The rebuttal also challenged several key assertions made by the ECB authors, including:
- 1. Wealth Concentration: The ECB's claims about Bitcoin's wealth concentration overlook the fact that many large wallets belong to exchanges holding funds for millions of users, rather than indicating individual wealth hoarding.
- 2. Intrinsic Value: The argument that Bitcoin lacks intrinsic value neglects its utility as a store of value and the network effects that enhance its significance in the financial ecosystem.
- 3. Volatility: Criticism of Bitcoin's volatility fails to account for the typical characteristics associated with early-stage technology adoption.

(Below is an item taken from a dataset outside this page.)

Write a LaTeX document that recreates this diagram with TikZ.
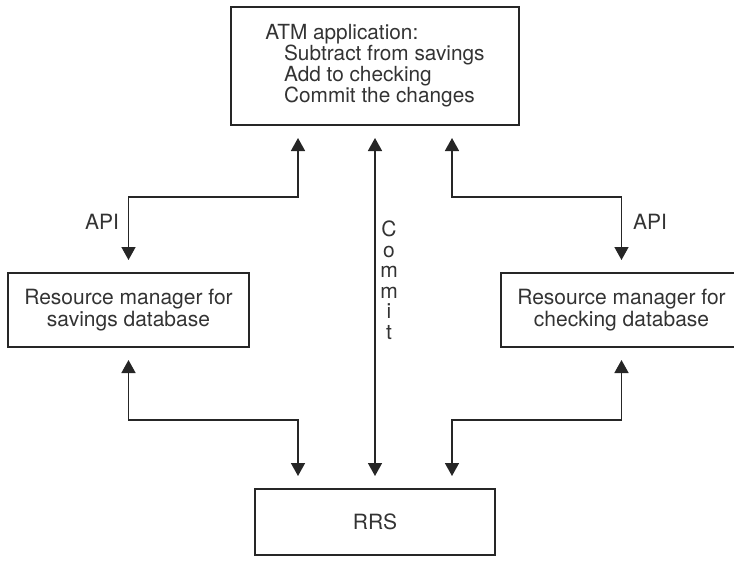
\documentclass[tikz,border=0pt]{standalone}
\usepackage{fontspec}
\setmainfont{TeX Gyre Heros}
\usetikzlibrary{arrows.meta,positioning}

\begin{document}
\begin{tikzpicture}[x=1pt, y=-1pt,
		box/.style={draw=black!85, line width=1.6pt, inner sep=0pt, outer sep=0pt, text=black!80, align=center, font=\fontsize{21}{22}\selectfont},
		link/.style={draw=black!85, line width=1.6pt, {Triangle[width=14pt,length=13pt]}-{Triangle[width=14pt,length=13pt]}, shorten <=13pt, shorten >=13pt},
		lbl/.style={text=black!80, inner sep=0pt, font=\fontsize{21}{20.5}\selectfont}]
		\useasboundingbox (0,0) rectangle (734,563);

		% Application on top
		\node[box, minimum width=288, minimum height=118, align=left, font=\fontsize{20.8}{19.5}\selectfont] (atm) at (375,66)
			{ATM application:\\\hspace*{0.9em}Subtract from savings\\\hspace*{0.9em}Add to checking\\\hspace*{0.9em}Commit the changes};

		% Resource managers
		\node[box, minimum width=241, minimum height=74] (sav) at (128.5,310) {Resource manager for\\savings database};
		\node[box, minimum width=241, minimum height=74] (chk) at (621.5,310) {Resource manager for\\checking database};

		% Recovery service
		\node[box, minimum width=240, minimum height=66] (rrs) at (375,522) {RRS};

		% API calls
		\draw[link] ([xshift=-77pt]atm.south) -- ++(0,72) -| (sav.north);
		\draw[link] ([xshift=77pt]atm.south) -- ++(0,72) -| (chk.north);
		\node[lbl] (apil) at (102,222) {API};
		\node[lbl] (apir) at (650,222) {API};

		% Commit
		\draw[link] (atm.south) -- (rrs.north);
		\node[lbl, align=center] (commit) at (389,280) {C\\o\\m\\m\\i\\t};

		% Managers to RRS
		\draw[link] (sav.south) -- ++(0,73) -| ([xshift=-77pt]rrs.north);
		\draw[link] (chk.south) -- ++(0,73) -| ([xshift=77pt]rrs.north);
	\end{tikzpicture}
\end{document}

- 4. Inflation and Wealth Distribution: The ECB’s critique of Bitcoin’s wealth distribution does not consider the broader implications of inflation within traditional financial systems, such as the diminishing purchasing power of fiat currencies like the USD.
Conflict of Interest
The rebuttal also highlights a potential conflict of interest, noting that the ECB authors are involved in developing a digital euro. This connection raises questions about the objectivity of their analysis regarding Bitcoin.
The ECB paper overlooked several critical benefits of Bitcoin, including its potential for financial inclusion, its use in cross-border payments, and its utility in countries with unstable currencies. Additionally, Bitcoin has contributed to technological innovations in areas such as energy efficiency and power grid stability.
Conclusion
The rebuttal, co-authored by Allen Farrington of Axiom Capital, Freddie New from Bitcoin Policy UK, and Dennis Porter from the Satoshi Action Fund, concludes that the ECB paper suffers from “methodological weaknesses and personal or institutional biases.” These flaws undermine its academic credibility and fail to provide a balanced analysis of Bitcoin's utility and future potential. As the debate around Bitcoin continues, this critique underscores the need for a more nuanced understanding of cryptocurrency and its role in the evolving financial landscape.